Flexible insulating materials that are both thermally and mechanically stable, highly transparent, and have low dielectric constants are highly desirable for electronic applications. With these technical needs, a highly disperse inorganic matrix is the most important factor in polyimide–inorganic composites. We report an optimised method for the preparation of a hyperbranched polyimide using HBPI_{BPADA-TAP(Si)}. This method involves modifying the polymer termini by coupling (3-isocyanatopropyl)triethoxysilane to HBPI_{BPADA-TAP(OH)} via the hydroxyl (–OH) groups at peripheral positions of the polymer chain. Then, based on the HBPI_{BPADA-TAP(Si)} with silane-modified termini, linear PI_6FDA-APB(Si) and tetraethoxysilane cross-linking agent were used to prepare ternary composites, PI_6FDA-APB(Si)_HBPI_{BPADA-TAP(Si)}_SiO₂, by sol–gel cross-linking reaction. The dielectric constant (D_k) of PI_6FDA-APB(Si)_HBPI_{BPADA-TAP(Si)}-30%_SiO₂-20% was very low, 2.04, and the optical transparencies of the ternary hybrid composite films also improved over those of similar composites due to the synergistic interactions between HBPI_{BPADA-TAP(Si)} and PI_6FDA-APB(Si) that improves phase dispersion.

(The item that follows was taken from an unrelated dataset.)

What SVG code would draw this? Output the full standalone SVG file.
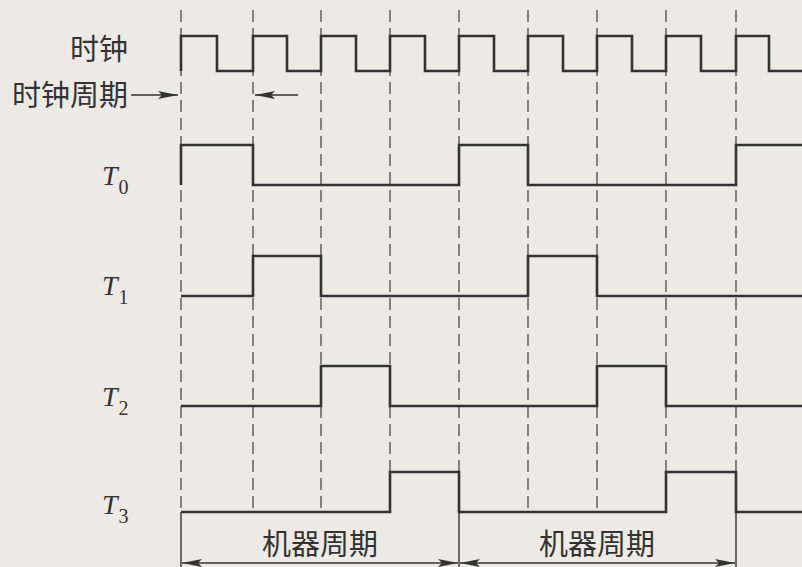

The highest transparency, 95% at 450 nm, was obtained for PI_6FDA-APB(Si)_HBPI_{BPADA-TAP(Si)}-30%_SiO₂-20%, a significant improvement from that (87%) of the binary composite of PI_6FDA-APB(Si)_SiO₂-20%. The glass transition temperature (T_g) of PI_6FDA-APB(Si)_HBPI_{BPADA-TAP(Si)}-30%_SiO₂-20% is 212.6 °C, which is the highest in the ternary composite series. PI_6FDA-APB(Si)_HBPI_{BPADA-TAP(Si)}-40%_SiO₂-20% has the largest storage modulus, 2952.0 MPa at 180 °C. The tan δ values of the composite films decreased from 0.96 to 0.73 with increasing HBPI_{BPADA-TAP(Si)} content. The ternary hybrid composites with densely cross-linked SiO₂ covalent networks developed in this study have improved dielectric, optical, thermal, and mechanical properties. Our fabrication method paves the way to the facile production of high-performance flexible and transparent electronic circuits that could be used in a broad range of applications in future electronics.